Claire further cements her place among the men with a bawdy joke about Rupert’s masturbatory practices, sending the man into peals of laughter and impressing Jamie with her ability to adapt. Just when she starts to feel safe, though, her world is upended again. English Lieutenant Jeremy Foster, whom she encountered in a village weeks before, interrupts her riverside showdown with Dougal over her true identity – but this time he has backup, and Claire is free to answer the officer’s inquiry about her well-being truthfully. The trouble is, the truth may no longer be quite so apparent to Claire.

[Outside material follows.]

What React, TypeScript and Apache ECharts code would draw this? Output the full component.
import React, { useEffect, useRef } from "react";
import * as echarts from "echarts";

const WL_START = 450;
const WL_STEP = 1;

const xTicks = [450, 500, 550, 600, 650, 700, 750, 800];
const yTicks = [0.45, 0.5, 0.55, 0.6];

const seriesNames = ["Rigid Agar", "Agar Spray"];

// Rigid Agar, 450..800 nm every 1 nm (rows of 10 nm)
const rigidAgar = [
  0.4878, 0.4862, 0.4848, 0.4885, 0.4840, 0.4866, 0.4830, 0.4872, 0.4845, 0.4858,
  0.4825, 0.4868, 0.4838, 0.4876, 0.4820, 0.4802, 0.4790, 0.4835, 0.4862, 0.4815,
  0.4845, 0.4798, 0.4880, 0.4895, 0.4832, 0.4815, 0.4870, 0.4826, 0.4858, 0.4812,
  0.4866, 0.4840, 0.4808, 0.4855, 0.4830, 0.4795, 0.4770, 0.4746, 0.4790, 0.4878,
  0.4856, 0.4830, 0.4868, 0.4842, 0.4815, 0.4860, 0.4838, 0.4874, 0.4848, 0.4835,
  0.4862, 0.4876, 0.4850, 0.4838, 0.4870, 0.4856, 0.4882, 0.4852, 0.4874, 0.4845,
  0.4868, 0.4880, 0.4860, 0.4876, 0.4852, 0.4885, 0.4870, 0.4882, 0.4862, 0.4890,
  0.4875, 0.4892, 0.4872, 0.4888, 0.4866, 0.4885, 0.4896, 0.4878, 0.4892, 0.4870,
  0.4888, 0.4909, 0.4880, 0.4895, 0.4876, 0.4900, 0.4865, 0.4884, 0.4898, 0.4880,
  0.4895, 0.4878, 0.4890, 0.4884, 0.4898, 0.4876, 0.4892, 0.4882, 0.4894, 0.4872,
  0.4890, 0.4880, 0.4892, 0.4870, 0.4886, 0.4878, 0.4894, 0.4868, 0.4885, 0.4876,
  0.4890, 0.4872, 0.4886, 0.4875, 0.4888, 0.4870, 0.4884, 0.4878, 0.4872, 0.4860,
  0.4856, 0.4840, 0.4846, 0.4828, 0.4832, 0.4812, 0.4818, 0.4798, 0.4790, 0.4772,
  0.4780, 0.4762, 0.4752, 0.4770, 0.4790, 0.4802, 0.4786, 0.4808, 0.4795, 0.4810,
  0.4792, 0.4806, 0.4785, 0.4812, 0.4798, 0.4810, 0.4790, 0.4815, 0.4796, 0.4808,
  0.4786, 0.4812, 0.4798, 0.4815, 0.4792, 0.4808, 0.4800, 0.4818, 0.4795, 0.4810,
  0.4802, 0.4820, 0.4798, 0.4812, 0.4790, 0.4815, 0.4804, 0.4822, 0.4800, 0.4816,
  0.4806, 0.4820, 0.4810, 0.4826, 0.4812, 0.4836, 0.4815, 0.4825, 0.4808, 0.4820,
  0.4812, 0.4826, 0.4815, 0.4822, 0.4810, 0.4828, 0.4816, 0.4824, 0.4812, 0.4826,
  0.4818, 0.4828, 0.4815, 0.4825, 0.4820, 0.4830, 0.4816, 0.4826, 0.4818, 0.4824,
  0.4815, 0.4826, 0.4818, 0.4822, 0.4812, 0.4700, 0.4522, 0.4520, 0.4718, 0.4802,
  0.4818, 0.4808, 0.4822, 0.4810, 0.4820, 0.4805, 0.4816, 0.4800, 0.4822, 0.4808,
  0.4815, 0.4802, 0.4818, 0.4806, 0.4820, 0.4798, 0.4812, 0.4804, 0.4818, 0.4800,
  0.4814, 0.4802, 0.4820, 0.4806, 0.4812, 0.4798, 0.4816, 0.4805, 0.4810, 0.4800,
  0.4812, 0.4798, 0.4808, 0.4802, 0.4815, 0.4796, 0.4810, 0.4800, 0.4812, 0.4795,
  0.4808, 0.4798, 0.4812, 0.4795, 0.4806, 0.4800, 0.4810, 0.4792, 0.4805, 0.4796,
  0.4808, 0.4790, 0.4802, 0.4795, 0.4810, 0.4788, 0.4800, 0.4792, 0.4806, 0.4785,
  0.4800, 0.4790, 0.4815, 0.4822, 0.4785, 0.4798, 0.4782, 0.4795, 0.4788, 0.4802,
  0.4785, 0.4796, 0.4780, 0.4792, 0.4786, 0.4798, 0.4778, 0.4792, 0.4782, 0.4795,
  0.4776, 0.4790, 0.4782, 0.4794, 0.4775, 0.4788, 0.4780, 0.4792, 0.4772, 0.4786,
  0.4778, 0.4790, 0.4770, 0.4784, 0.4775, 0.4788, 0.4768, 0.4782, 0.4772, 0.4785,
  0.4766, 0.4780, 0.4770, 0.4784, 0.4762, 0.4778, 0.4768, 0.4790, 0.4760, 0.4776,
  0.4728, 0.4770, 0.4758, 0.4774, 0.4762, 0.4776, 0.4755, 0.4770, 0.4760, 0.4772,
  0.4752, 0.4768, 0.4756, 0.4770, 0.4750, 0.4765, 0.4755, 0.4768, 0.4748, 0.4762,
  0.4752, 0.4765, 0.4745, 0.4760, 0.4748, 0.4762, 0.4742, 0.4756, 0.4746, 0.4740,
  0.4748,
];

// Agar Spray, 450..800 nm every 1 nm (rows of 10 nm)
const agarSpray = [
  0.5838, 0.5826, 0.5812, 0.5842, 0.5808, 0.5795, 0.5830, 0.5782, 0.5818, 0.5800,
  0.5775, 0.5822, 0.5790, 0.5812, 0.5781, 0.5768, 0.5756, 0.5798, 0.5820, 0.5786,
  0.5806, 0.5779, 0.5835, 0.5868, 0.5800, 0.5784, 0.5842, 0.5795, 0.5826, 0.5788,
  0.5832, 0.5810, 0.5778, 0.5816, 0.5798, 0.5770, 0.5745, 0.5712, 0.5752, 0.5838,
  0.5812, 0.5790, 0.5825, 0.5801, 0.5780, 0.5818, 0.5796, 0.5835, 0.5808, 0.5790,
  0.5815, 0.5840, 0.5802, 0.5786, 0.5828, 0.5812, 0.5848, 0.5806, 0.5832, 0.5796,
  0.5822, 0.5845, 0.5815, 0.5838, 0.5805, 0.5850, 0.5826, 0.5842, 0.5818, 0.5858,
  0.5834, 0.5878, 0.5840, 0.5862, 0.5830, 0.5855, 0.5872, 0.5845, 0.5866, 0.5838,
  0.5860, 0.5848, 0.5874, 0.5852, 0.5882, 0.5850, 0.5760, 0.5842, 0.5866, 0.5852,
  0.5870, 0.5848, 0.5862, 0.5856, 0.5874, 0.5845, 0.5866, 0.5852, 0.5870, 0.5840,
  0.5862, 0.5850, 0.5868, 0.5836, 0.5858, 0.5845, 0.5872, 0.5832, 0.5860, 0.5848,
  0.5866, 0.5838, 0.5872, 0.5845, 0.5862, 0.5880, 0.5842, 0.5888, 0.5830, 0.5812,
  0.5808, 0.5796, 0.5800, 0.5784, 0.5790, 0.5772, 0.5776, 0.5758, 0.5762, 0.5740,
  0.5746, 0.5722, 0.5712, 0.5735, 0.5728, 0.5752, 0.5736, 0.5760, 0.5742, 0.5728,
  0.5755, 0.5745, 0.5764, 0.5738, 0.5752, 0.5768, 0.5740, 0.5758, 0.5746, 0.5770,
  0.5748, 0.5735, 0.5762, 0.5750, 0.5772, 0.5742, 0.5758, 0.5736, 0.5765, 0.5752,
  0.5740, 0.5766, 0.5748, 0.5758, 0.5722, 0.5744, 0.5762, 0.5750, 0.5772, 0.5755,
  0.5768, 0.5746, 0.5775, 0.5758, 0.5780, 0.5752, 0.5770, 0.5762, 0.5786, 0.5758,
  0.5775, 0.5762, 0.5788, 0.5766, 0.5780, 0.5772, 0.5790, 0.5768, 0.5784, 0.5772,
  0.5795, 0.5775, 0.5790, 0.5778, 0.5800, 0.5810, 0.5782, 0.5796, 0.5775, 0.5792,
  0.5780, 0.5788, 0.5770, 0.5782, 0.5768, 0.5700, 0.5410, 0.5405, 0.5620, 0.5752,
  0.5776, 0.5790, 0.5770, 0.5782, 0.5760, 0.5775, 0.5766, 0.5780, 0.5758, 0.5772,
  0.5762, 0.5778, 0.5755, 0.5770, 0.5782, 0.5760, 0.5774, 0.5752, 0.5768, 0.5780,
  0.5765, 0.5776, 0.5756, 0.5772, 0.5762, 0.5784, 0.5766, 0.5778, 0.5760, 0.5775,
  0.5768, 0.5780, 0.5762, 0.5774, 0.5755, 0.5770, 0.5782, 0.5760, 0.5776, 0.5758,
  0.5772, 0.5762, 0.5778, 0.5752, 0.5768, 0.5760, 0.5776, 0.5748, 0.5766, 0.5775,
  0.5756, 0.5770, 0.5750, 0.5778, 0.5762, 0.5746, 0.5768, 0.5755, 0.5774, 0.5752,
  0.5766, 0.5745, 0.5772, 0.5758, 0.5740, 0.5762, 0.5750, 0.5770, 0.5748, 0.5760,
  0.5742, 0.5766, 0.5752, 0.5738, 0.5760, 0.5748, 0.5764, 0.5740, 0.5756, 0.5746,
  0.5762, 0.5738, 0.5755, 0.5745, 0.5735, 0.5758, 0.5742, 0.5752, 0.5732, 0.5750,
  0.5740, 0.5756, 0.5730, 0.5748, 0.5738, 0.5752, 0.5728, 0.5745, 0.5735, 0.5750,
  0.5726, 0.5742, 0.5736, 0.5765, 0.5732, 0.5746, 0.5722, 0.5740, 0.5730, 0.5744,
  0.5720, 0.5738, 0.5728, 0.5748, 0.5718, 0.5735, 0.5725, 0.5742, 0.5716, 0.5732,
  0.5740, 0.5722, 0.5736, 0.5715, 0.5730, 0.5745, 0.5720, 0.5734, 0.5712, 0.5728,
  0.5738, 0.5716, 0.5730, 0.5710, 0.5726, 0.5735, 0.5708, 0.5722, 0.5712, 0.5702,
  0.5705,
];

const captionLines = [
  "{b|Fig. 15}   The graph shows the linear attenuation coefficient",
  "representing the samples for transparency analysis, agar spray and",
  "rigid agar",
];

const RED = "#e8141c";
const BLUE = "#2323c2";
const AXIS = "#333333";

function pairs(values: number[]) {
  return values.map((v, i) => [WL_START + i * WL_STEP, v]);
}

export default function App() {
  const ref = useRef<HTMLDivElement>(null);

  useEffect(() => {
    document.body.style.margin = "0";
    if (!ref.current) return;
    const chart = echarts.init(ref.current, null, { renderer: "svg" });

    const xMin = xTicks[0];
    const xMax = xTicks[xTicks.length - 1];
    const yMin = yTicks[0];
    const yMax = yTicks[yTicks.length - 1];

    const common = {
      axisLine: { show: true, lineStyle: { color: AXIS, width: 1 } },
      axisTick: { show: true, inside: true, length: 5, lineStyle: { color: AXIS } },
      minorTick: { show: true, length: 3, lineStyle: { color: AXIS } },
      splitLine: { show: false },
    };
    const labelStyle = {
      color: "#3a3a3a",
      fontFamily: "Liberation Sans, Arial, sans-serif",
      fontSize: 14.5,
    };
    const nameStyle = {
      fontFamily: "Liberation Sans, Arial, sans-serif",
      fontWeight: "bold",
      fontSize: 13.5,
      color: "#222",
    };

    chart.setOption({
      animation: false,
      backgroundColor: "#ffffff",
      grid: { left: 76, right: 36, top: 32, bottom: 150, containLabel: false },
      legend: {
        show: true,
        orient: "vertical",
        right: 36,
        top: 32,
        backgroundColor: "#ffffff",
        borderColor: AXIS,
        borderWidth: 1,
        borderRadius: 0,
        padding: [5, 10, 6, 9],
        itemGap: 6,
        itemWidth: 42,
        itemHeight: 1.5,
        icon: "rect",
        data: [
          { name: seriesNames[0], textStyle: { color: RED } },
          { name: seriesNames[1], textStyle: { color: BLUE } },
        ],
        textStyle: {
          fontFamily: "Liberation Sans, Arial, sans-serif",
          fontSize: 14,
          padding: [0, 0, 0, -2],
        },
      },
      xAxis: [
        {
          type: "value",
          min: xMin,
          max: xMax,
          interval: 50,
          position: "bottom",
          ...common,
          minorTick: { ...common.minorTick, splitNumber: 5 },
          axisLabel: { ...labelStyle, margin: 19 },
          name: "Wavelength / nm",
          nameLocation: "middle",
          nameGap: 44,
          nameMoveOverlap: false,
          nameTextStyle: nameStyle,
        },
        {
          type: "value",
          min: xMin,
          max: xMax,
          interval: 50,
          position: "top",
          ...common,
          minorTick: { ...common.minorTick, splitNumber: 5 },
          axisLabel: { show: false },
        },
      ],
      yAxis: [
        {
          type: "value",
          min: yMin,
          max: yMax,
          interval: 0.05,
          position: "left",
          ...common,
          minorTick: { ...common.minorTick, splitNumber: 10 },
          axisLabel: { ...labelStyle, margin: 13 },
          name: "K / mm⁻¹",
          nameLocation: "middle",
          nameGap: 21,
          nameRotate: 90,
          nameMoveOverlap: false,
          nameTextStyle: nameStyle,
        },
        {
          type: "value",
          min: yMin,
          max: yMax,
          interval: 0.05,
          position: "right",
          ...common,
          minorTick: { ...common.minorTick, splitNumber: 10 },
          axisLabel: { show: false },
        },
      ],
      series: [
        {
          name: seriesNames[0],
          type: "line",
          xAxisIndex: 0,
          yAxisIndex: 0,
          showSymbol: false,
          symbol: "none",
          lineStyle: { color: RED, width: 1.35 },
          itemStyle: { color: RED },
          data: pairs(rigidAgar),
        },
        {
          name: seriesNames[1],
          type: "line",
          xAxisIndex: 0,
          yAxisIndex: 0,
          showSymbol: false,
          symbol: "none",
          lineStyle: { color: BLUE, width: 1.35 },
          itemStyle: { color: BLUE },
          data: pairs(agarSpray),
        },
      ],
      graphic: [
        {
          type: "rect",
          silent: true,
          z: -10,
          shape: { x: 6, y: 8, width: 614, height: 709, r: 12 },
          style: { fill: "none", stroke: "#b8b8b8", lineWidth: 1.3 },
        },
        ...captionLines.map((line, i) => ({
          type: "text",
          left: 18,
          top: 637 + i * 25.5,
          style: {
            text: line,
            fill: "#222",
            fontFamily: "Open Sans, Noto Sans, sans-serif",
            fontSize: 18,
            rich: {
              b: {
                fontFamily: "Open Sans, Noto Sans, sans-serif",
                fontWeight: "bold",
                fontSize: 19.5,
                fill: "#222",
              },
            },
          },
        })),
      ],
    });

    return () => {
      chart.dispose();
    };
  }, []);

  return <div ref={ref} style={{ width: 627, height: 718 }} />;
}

We’ll have to wait until next week to find out.
Odds & Ends
– The costume, hair, and makeup departments get an A+ this week for their work making Claire look like a woman on the road, varying her hairstyle and garb according to how much help she might have found in arranging it. As someone with hair naturally much like Claire’s, I’m sympathetic to how it’s in practically in ringlets one day and requires a hasty updo the next.
– When Claire finds Jamie sleeping outside her room, it’s probably the first time that I’ve felt her starting to get legitimate romantic-like feelings for him. I dig the pacing of this relationship.
– It’s really fortuitous for Claire that she was/is married to a historian, isn’t it?
– BOOK READERS ONLY: I went back to check, and Jamie DEFINITELY wasn’t in the final shot of last week’s episode, but my memory failed me about why he absolutely HAD to be on this trip (the scars, among other anticipated things). I’ve gone back and reread the upcoming the parts of the book, so I’m back in touch with the particulars. Also, I think I can finally tell angry Angus, jovial Rupert, and tell-it-like-it-is Murtagh apart. They aren’t exactly like their book counterparts, so it can be hard.